[What is asked]:
Quote, with no changes, the lines that run from the top of the material to the line with "i in range(n)])", both included.
□ □ □ □ □
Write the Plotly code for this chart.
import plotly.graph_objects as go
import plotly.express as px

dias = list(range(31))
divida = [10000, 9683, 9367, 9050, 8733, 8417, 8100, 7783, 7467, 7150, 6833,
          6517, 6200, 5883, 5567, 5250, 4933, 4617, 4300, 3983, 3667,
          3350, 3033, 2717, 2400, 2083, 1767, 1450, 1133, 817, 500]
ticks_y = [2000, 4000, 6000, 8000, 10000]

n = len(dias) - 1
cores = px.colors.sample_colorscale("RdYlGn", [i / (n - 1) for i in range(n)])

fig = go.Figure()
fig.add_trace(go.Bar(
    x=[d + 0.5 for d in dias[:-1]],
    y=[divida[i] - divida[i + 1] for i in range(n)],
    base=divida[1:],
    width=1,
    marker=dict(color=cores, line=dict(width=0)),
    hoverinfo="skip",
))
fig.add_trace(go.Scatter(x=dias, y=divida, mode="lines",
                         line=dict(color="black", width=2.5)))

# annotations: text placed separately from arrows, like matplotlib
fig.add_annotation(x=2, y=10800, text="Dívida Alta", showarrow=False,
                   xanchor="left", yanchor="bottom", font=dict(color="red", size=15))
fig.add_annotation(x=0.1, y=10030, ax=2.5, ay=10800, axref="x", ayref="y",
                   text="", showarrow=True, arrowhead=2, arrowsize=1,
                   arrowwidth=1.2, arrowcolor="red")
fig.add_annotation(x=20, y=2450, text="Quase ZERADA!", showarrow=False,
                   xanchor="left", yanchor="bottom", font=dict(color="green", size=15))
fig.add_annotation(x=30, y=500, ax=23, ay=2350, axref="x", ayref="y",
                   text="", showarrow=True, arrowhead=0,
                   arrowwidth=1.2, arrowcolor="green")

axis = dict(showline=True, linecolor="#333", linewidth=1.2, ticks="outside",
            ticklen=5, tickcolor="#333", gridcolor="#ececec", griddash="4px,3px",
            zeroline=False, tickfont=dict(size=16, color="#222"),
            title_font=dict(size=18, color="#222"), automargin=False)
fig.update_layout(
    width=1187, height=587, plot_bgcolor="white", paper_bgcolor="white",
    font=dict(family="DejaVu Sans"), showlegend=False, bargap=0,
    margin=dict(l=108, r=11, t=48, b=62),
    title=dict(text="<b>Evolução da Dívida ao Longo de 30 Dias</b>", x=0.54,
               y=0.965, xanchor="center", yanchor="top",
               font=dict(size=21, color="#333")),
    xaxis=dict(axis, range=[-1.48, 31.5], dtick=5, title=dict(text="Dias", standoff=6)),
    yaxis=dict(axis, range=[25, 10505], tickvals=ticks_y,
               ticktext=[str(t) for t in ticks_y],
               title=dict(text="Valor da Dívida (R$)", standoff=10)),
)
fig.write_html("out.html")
□ □ □ □ □
[Result below]:
Write the Plotly code for this chart.
import plotly.graph_objects as go
import plotly.express as px

dias = list(range(31))
divida = [10000, 9683, 9367, 9050, 8733, 8417, 8100, 7783, 7467, 7150, 6833,
          6517, 6200, 5883, 5567, 5250, 4933, 4617, 4300, 3983, 3667,
          3350, 3033, 2717, 2400, 2083, 1767, 1450, 1133, 817, 500]
ticks_y = [2000, 4000, 6000, 8000, 10000]

n = len(dias) - 1
cores = px.colors.sample_colorscale("RdYlGn", [i / (n - 1) for i in range(n)])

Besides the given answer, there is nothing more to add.